— Start of MATERIAL PROVIDED —

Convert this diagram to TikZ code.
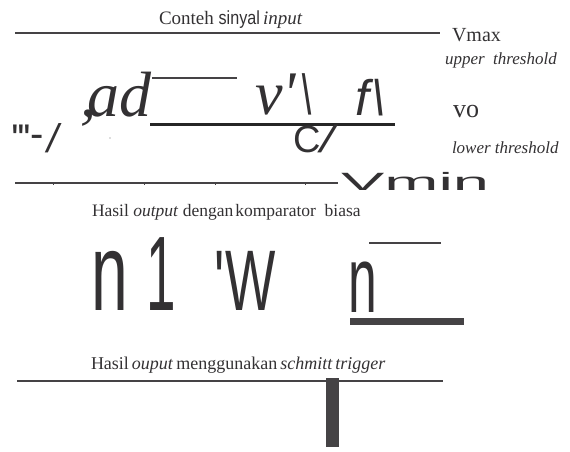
\documentclass[tikz,border=0pt]{standalone}
\usepackage{fontspec}
\usepackage{graphicx}
\setmainfont{Liberation Serif}
\setsansfont{Liberation Sans}
\definecolor{ink}{HTML}{333133}
\definecolor{rule}{HTML}{454345}
\newcommand{\fs}[1]{\fontsize{#1}{#1}\selectfont}
\begin{document}
\begin{tikzpicture}[x=1pt,y=-1pt,
  lbl/.style={inner sep=0pt, outer sep=0pt, anchor=base west, text=ink},
  thinrule/.style={draw=rule, line width=1.3pt},
  midrule/.style={draw=rule, line width=2pt},
  heavyrule/.style={draw=black!85, line width=3pt},
  barrule/.style={draw=rule, line width=7pt},
  tickmark/.style={draw=rule, line width=0.8pt}]
\useasboundingbox (0,0) rectangle (570,452);

% ---------- section 1: input signal ----------
\node[lbl] (t1) at (159,25) {\fs{19}Conteh \sffamily\scalebox{0.85}[1]{sinyal}\,\rmfamily\itshape input};
\coordinate (a1) at (15,33);
\coordinate (a2) at (440,33);
\draw[midrule] (a1) -- (a2);
\node[lbl] (vmax) at (452,42) {\fs{20}Vmax};
\node[lbl] (ut) at (445,65) {\fs{17}\itshape upper\ \ threshold};

\node[lbl] (ad) at (80,116) {\fs{64}\itshape ,\kern-9pt ad};
\coordinate (b1) at (152,78);
\coordinate (b2) at (237,78);
\draw[thinrule] (b1) -- (b2);
\node[lbl] (vq) at (255,114) {\fs{62}\itshape v\textquotesingle\kern2pt\textbackslash};
\node[lbl] (fq) at (355,115) {\fs{50}\sffamily\itshape f\kern3pt\textbackslash};
\coordinate (c1) at (150,124);
\coordinate (c2) at (395,124);
\draw[heavyrule] (c1) -- (c2);
\node[lbl] (vo) at (453,117) {\fs{26}vo};

\node[lbl] (qq) at (12,152) {\fs{40}\sffamily\textquotesingle\kern-2pt\textquotesingle\kern-2pt\textquotesingle\raisebox{5pt}{-}\kern3pt\itshape/};
\node[circle, fill=ink!70, inner sep=0pt, minimum size=1.4pt] (dot) at (110,138) {};
\node[lbl] (cs) at (293,152) {\fs{38}\sffamily C\kern0pt\scalebox{1.3}[1]{\itshape/}};
\node[lbl] (lt) at (452,153) {\fs{17}\itshape lower threshold};

\coordinate (d1) at (15,183);
\coordinate (d2) at (338,183);
\draw[thinrule] (d1) -- (d2);
\foreach \tx in {53,144,215,305}{
  \draw[tickmark] (\tx,182) -- (\tx,184.5);
}
\node[lbl] (vmin) at (341,190) {\scalebox{2.6}[1]{\fs{25}\sffamily Vmin}};

% ---------- section 2: ordinary comparator ----------
\node[lbl] (t2) at (92,216) {\fs{17.5}Hasil \textit{output} dengan\kern2pt komparator\ \ biasa};
\node[lbl] (n1a) at (91,310) {\scalebox{0.6}[1]{\fs{110}\sffamily n}};
\node[lbl] (n1b) at (146,310) {\scalebox{0.5}[1]{\fs{106}\sffamily 1}};
\node[lbl] (w1) at (214,310) {\scalebox{0.62}[1]{\fs{86}\sffamily\textquotesingle\kern2pt W}};
\node[lbl] (n2) at (348,312) {\scalebox{0.55}[1]{\fs{94}\sffamily n}};
\coordinate (e1) at (369,243);
\coordinate (e2) at (441,243);
\draw[midrule] (e1) -- (e2);
\coordinate (f1) at (350,321.5);
\coordinate (f2) at (464,321.5);
\draw[barrule] (f1) -- (f2);

% ---------- section 3: schmitt trigger ----------
\node[lbl] (t3) at (91,369) {\fs{18}Hasil\kern3pt\textit{ouput}\kern3pt menggunakan\kern3pt\textit{schmitt\kern3pt trigger}};
\coordinate (g1) at (17,381);
\coordinate (g2) at (443,381);
\draw[midrule] (g1) -- (g2);
\coordinate (h1) at (332.5,378);
\coordinate (h2) at (332.5,447);
\draw[draw=rule, line width=13pt] (h1) -- (h2);
\end{tikzpicture}
\end{document}
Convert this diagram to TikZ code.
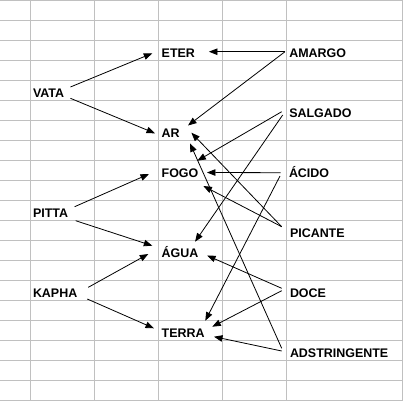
\documentclass[tikz,border=0pt]{standalone}
\usepackage{fontspec}
\setmainfont{Liberation Sans}
\usetikzlibrary{arrows.meta}
\definecolor{grade}{RGB}{192,192,192}
\tikzstyle{termo}=[anchor=base west,inner sep=0pt,outer sep=0pt,text height=9bp,text depth=0pt,font=\fontsize{12.5}{14}\selectfont\bfseries]
\tikzstyle{gradeline}=[draw=grade,line width=1bp]
\tikzstyle{ligacao}=[-{Triangle[length=8.5bp,width=6.5bp]},line width=0.8bp]
\begin{document}
\begin{tikzpicture}[x=1bp,y=-1bp]
  \useasboundingbox (0,0) rectangle (404,401);
  \fill[white] (0,0) rectangle (404,401);
  % grade da planilha
  \foreach \y in {0,20,...,400} {
    \draw[gradeline] (0,\y+0.5) -- (402,\y+0.5);
  }
  \foreach \x in {30.5,94.5,158.5,222.5,286.5,402} {
    \draw[gradeline] (\x,0) -- (\x,401);
  }
  % doshas
  \node[termo] (vata) at (33,97) {VATA};
  \node[termo] (pitta) at (33,217) {PITTA};
  \node[termo] (kapha) at (33,297) {KAPHA};
  % elementos
  \node[termo] (eter) at (161.7,57) {ETER};
  \node[termo] (ar) at (161.7,137) {AR};
  \node[termo] (fogo) at (161.7,177) {FOGO};
  \node[termo] (agua) at (161.7,257) {ÁGUA};
  \node[termo] (terra) at (161.7,337) {TERRA};
  % sabores
  \node[termo] (amargo) at (289.3,57) {AMARGO};
  \node[termo] (salgado) at (289.3,117) {SALGADO};
  \node[termo] (acido) at (289,177) {ÁCIDO};
  \node[termo] (picante) at (290,237) {PICANTE};
  \node[termo] (doce) at (290,297) {DOCE};
  \node[termo] (adstringente) at (290,357) {ADSTRINGENTE};
  % doshas -> elementos
  \draw[ligacao] ([shift={(6.3,-5.5)}]vata.east) -- ([shift={(-9.4,0.8)}]eter.west);
  \draw[ligacao] ([shift={(6.3,5.8)}]vata.east) -- ([shift={(-6.7,0.8)}]ar.west);
  \draw[ligacao] ([shift={(6.6,-5.8)}]pitta.east) -- ([shift={(-12.7,1.5)}]fogo.west);
  \draw[ligacao] ([shift={(7.6,8.2)}]pitta.east) -- ([shift={(-9.4,-6.8)}]agua.west);
  \draw[ligacao] ([shift={(11,-5.2)}]kapha.east) -- ([shift={(-13.4,1.5)}]agua.west);
  \draw[ligacao] ([shift={(10,6.5)}]kapha.east) -- ([shift={(-7.7,-4.2)}]terra.west);
  % sabores -> elementos
  \draw[ligacao] ([shift={(-4.3,-0.8)}]amargo.west) -- ([shift={(14,-0.8)}]eter.east);
  \draw[ligacao] ([shift={(-4.3,-0.8)}]amargo.west) -- ([shift={(8.3,-7)}]ar.east);
  \draw[ligacao] ([shift={(-7.6,-0.8)}]salgado.west) -- ([shift={(-1,-11.8)}]fogo.east);
  \draw[ligacao] ([shift={(-6.6,2.5)}]salgado.west) -- ([shift={(-3.3,-10.8)}]agua.east);
  \draw[ligacao] ([shift={(-8.3,0.2)}]acido.west) -- ([shift={(8.6,0)}]fogo.east);
  \draw[ligacao] ([shift={(-9,3.5)}]acido.west) -- ([shift={(0.7,-11.8)}]terra.east);
  \draw[ligacao] ([shift={(-8.3,-5.8)}]picante.west) -- ([shift={(11.7,0.2)}]ar.east);
  \draw[ligacao] ([shift={(-8.3,-5.8)}]picante.west) -- ([shift={(5,13.5)}]fogo.east);
  \draw[ligacao] ([shift={(-8.3,-4.2)}]doce.west) -- ([shift={(8.7,3)}]agua.east);
  \draw[ligacao] ([shift={(-8.3,-1.8)}]doce.west) -- ([shift={(7.7,-5.8)}]terra.east);
  \draw[ligacao] ([shift={(-8.3,-1.5)}]adstringente.west) -- ([shift={(9.4,4.2)}]terra.east);
  \draw[ligacao] ([shift={(-8.3,-4.2)}]adstringente.west) -- ([shift={(10.3,10.8)}]ar.east);
\end{tikzpicture}
\end{document}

— End of MATERIAL PROVIDED —

§ EXERCISE DIRECTIONS: Up to and including the line with "(ut) at (445,65)", copy the data above from its first line. Skip pictures.

§ REPLY TO THE EXERCISE:
Convert this diagram to TikZ code.
\documentclass[tikz,border=0pt]{standalone}
\usepackage{fontspec}
\usepackage{graphicx}
\setmainfont{Liberation Serif}
\setsansfont{Liberation Sans}
\definecolor{ink}{HTML}{333133}
\definecolor{rule}{HTML}{454345}
\newcommand{\fs}[1]{\fontsize{#1}{#1}\selectfont}
\begin{document}
\begin{tikzpicture}[x=1pt,y=-1pt,
  lbl/.style={inner sep=0pt, outer sep=0pt, anchor=base west, text=ink},
  thinrule/.style={draw=rule, line width=1.3pt},
  midrule/.style={draw=rule, line width=2pt},
  heavyrule/.style={draw=black!85, line width=3pt},
  barrule/.style={draw=rule, line width=7pt},
  tickmark/.style={draw=rule, line width=0.8pt}]
\useasboundingbox (0,0) rectangle (570,452);

% ---------- section 1: input signal ----------
\node[lbl] (t1) at (159,25) {\fs{19}Conteh \sffamily\scalebox{0.85}[1]{sinyal}\,\rmfamily\itshape input};
\coordinate (a1) at (15,33);
\coordinate (a2) at (440,33);
\draw[midrule] (a1) -- (a2);
\node[lbl] (vmax) at (452,42) {\fs{20}Vmax};
\node[lbl] (ut) at (445,65) {\fs{17}\itshape upper\ \ threshold};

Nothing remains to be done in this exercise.